Code that draws figures
<<<<

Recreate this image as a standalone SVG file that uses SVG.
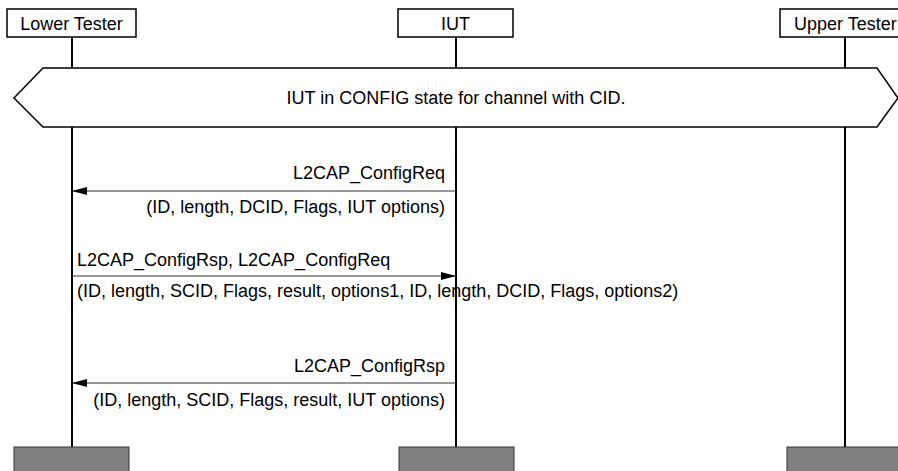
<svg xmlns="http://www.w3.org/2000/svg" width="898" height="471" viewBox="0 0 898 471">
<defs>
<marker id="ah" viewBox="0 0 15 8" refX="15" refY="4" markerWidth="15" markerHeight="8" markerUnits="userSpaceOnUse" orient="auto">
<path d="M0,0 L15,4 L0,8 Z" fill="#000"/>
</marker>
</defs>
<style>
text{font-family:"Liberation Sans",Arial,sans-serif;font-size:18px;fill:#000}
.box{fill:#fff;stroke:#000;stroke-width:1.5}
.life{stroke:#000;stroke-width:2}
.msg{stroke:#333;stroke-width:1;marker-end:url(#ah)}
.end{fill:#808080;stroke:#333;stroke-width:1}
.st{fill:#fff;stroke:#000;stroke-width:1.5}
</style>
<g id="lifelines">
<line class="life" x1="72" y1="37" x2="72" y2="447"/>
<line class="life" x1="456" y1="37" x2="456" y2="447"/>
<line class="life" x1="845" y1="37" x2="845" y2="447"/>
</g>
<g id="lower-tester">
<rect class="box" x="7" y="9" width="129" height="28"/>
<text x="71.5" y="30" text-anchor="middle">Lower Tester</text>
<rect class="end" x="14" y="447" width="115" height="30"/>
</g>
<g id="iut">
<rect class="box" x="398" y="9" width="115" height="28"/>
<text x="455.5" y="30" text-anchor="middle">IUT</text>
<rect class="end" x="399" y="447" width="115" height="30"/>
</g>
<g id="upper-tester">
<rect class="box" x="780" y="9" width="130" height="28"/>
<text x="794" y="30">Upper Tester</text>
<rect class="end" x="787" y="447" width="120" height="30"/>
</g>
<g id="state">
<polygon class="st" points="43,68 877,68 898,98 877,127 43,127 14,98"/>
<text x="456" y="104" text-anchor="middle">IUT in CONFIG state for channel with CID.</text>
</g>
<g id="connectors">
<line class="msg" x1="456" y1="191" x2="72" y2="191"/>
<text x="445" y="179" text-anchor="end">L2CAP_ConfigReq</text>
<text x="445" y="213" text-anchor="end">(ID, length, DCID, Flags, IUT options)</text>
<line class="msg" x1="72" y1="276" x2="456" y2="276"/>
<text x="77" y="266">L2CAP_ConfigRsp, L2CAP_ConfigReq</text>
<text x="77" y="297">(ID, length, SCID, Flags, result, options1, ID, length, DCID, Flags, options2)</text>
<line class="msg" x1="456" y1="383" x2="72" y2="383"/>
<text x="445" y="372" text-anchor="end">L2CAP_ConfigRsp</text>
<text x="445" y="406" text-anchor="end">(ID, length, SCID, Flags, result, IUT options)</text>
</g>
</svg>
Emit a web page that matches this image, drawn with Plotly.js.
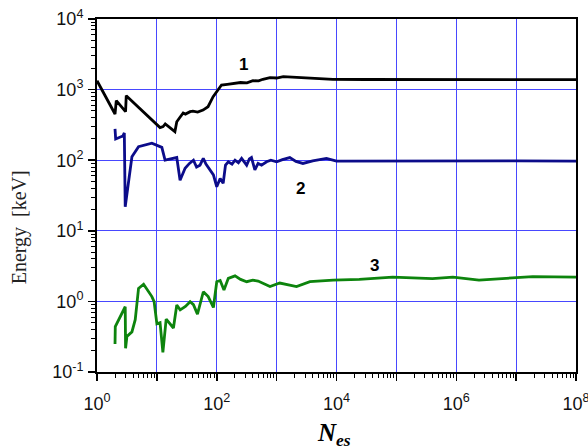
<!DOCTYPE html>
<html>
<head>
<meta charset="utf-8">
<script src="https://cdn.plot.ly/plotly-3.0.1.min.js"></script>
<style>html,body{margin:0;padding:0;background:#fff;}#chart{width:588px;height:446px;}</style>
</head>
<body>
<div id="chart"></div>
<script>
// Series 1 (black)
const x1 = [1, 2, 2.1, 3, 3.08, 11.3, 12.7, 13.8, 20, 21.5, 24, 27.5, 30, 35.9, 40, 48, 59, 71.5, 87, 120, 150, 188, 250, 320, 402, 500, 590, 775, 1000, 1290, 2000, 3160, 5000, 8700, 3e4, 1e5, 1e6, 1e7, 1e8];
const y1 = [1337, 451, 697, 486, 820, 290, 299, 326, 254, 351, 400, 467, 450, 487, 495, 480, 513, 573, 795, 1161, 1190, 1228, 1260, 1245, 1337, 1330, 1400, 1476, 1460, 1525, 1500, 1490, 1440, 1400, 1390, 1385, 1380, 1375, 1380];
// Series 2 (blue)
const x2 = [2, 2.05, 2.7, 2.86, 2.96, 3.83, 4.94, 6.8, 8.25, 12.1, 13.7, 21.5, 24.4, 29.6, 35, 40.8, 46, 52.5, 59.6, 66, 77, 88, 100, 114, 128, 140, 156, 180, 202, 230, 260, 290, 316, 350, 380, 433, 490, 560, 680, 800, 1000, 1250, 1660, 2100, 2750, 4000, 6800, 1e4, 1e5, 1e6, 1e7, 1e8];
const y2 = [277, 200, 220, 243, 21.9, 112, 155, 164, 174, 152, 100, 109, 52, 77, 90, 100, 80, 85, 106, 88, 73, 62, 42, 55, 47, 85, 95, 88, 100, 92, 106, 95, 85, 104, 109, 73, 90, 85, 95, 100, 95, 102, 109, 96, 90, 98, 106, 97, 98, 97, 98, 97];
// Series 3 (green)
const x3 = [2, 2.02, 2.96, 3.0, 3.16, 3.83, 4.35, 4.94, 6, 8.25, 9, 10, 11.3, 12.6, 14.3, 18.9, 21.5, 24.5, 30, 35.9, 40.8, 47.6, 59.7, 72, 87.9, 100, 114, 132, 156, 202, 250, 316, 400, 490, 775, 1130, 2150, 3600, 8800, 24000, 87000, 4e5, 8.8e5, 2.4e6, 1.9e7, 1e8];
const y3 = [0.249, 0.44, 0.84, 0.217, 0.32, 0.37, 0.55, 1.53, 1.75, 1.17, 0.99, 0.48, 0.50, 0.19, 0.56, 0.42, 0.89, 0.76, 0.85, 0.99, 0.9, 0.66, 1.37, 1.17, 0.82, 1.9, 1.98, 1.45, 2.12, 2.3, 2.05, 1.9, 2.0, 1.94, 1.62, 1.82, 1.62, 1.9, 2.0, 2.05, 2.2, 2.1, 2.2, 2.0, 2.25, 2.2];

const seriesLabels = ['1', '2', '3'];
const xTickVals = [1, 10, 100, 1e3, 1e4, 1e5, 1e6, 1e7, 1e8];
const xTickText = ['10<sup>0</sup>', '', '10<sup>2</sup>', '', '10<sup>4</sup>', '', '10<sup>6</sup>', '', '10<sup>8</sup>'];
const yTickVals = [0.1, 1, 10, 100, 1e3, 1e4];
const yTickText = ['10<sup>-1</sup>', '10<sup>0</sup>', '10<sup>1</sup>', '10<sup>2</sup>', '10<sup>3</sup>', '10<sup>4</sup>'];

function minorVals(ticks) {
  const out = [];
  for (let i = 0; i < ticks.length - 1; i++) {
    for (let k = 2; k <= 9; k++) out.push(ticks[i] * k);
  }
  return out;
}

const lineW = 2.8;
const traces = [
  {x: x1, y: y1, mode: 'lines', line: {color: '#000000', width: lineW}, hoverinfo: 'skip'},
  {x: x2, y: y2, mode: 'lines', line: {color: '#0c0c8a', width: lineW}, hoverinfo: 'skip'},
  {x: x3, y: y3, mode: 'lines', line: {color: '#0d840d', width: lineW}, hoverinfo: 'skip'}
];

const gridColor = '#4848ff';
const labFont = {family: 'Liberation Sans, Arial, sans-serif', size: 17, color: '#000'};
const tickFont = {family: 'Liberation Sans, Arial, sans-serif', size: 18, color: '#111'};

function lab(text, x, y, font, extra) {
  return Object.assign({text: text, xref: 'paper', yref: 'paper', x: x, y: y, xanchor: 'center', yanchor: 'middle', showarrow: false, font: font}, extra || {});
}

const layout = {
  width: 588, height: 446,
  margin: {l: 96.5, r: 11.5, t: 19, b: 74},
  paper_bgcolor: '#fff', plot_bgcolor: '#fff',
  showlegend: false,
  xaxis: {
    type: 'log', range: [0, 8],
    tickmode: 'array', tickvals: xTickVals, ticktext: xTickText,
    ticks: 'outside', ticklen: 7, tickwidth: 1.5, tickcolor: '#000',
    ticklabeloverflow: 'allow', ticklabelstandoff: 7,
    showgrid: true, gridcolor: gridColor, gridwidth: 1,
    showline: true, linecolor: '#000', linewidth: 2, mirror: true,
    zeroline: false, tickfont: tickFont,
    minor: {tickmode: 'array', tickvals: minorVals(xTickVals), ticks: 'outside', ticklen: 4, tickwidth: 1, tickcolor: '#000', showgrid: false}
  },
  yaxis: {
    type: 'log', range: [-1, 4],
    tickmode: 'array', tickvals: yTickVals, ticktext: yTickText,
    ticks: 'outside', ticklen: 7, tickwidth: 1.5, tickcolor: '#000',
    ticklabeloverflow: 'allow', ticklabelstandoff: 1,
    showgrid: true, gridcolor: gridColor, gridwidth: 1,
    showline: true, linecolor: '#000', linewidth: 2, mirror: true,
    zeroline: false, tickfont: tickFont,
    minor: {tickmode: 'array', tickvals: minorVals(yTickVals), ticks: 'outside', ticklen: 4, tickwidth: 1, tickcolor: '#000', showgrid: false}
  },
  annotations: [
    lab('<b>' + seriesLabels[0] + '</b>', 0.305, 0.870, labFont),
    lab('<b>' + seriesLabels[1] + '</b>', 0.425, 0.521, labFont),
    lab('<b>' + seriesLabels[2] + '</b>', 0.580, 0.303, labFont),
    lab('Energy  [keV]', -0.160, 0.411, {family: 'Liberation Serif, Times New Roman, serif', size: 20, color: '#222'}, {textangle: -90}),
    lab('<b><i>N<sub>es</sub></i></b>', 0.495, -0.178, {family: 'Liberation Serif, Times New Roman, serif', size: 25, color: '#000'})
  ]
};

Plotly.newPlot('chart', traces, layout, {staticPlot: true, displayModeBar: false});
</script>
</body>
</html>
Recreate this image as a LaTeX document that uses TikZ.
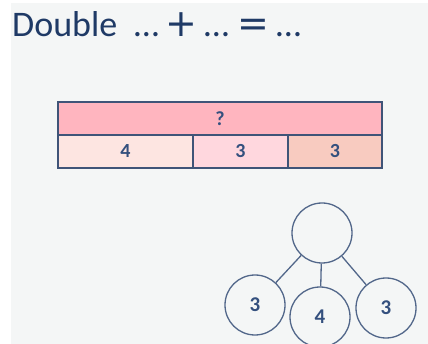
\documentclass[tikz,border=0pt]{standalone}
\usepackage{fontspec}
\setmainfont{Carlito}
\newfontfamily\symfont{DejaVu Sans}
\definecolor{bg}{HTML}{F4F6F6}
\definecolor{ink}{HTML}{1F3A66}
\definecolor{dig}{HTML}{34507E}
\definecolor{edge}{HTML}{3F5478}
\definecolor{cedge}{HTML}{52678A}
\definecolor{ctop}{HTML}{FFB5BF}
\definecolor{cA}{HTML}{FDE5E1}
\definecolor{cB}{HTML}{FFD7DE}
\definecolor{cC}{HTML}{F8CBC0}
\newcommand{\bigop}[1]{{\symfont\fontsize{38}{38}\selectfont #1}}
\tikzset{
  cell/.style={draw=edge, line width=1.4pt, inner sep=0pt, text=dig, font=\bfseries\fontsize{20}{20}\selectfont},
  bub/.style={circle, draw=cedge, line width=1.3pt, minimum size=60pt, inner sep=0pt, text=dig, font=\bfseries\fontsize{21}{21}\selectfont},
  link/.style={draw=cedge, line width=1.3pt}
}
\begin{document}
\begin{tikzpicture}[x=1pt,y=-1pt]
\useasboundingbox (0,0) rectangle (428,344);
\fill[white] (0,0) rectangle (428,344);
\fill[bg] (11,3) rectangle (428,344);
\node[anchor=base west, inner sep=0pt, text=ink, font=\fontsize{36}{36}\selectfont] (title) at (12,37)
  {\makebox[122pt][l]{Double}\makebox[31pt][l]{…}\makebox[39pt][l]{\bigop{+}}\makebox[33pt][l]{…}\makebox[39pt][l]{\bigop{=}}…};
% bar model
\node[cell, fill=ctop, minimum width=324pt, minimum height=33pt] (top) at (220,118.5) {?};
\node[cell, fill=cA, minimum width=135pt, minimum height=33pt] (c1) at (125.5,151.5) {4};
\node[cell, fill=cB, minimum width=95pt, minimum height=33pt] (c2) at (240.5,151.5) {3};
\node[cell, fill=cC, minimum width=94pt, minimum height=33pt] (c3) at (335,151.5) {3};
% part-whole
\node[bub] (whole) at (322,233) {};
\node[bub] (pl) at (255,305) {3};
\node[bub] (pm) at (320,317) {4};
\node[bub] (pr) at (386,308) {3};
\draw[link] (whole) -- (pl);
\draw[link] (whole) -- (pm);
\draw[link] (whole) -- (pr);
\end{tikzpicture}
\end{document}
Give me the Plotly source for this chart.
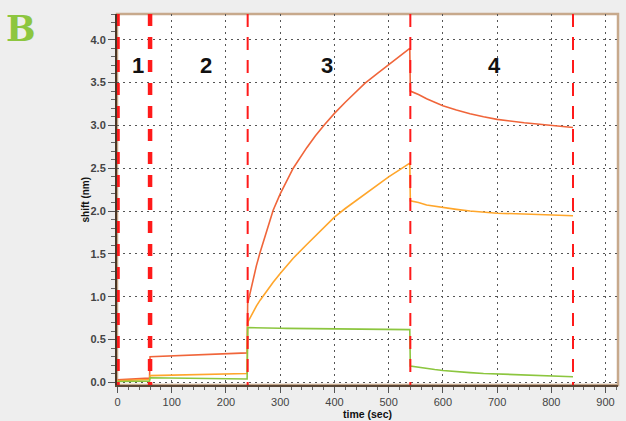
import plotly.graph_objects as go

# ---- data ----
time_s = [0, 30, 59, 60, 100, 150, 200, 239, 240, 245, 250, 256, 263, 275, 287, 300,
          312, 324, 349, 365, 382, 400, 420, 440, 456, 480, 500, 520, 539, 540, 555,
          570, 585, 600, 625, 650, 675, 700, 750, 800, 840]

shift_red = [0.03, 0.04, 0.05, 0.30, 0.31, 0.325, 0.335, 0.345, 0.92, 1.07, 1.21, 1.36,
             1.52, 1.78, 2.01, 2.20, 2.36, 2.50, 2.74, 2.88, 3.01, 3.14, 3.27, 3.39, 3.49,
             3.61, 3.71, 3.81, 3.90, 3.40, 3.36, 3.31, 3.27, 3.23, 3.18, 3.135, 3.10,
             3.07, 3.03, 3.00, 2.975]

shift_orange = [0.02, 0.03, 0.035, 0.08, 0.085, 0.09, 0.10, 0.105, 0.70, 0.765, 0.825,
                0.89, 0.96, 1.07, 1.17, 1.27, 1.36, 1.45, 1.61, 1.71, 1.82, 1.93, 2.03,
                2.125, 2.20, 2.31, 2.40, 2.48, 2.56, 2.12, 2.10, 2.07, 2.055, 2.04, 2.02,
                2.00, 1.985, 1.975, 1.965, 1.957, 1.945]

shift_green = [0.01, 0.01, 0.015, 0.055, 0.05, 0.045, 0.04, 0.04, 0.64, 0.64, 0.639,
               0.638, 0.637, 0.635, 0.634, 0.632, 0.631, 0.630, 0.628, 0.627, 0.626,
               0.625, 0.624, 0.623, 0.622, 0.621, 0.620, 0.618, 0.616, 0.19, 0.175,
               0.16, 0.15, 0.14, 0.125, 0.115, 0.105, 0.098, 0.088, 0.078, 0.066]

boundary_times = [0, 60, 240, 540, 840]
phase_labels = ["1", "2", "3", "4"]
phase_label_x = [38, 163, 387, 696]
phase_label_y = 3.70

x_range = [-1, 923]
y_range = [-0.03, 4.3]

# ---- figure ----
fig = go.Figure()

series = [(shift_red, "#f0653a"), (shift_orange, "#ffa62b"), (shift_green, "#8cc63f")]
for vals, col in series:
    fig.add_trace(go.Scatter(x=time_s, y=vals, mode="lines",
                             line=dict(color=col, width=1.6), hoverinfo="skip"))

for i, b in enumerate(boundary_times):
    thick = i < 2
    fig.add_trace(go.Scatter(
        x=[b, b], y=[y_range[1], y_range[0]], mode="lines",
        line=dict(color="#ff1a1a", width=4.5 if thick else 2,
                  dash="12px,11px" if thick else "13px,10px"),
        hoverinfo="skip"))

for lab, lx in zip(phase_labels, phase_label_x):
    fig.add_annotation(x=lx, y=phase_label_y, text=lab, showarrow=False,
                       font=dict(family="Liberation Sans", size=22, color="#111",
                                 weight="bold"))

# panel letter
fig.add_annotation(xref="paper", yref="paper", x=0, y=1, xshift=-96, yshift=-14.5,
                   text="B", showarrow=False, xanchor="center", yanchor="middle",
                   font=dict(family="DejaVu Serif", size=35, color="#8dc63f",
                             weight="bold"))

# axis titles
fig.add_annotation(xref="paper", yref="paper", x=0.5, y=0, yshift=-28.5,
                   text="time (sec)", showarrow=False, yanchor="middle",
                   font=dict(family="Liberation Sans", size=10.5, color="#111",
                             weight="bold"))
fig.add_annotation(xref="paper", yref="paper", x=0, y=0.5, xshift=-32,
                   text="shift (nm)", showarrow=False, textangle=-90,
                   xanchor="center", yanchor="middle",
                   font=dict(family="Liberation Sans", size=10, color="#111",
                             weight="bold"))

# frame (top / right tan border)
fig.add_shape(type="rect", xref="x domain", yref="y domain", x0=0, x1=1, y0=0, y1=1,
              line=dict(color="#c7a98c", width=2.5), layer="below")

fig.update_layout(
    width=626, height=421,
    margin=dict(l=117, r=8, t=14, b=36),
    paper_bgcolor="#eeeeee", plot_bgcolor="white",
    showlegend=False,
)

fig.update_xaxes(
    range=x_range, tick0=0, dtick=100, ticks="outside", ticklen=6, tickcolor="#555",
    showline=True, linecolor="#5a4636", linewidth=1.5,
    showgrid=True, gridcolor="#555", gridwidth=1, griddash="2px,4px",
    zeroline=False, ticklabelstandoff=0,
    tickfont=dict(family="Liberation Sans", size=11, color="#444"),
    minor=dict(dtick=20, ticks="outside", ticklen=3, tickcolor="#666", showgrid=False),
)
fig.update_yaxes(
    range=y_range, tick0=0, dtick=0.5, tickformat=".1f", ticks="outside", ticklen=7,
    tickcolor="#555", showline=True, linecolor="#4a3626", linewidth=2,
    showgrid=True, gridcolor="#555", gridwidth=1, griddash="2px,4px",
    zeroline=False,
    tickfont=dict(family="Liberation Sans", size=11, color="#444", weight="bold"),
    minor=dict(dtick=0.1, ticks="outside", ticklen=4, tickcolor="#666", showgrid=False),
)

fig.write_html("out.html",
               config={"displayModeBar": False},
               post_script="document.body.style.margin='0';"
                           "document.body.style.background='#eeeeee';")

>>>>

Do this:
Return every line above in which the string "standalone" occurs.

Response below:
Recreate this image as a standalone SVG file that uses SVG.
\documentclass[tikz,border=0pt]{standalone}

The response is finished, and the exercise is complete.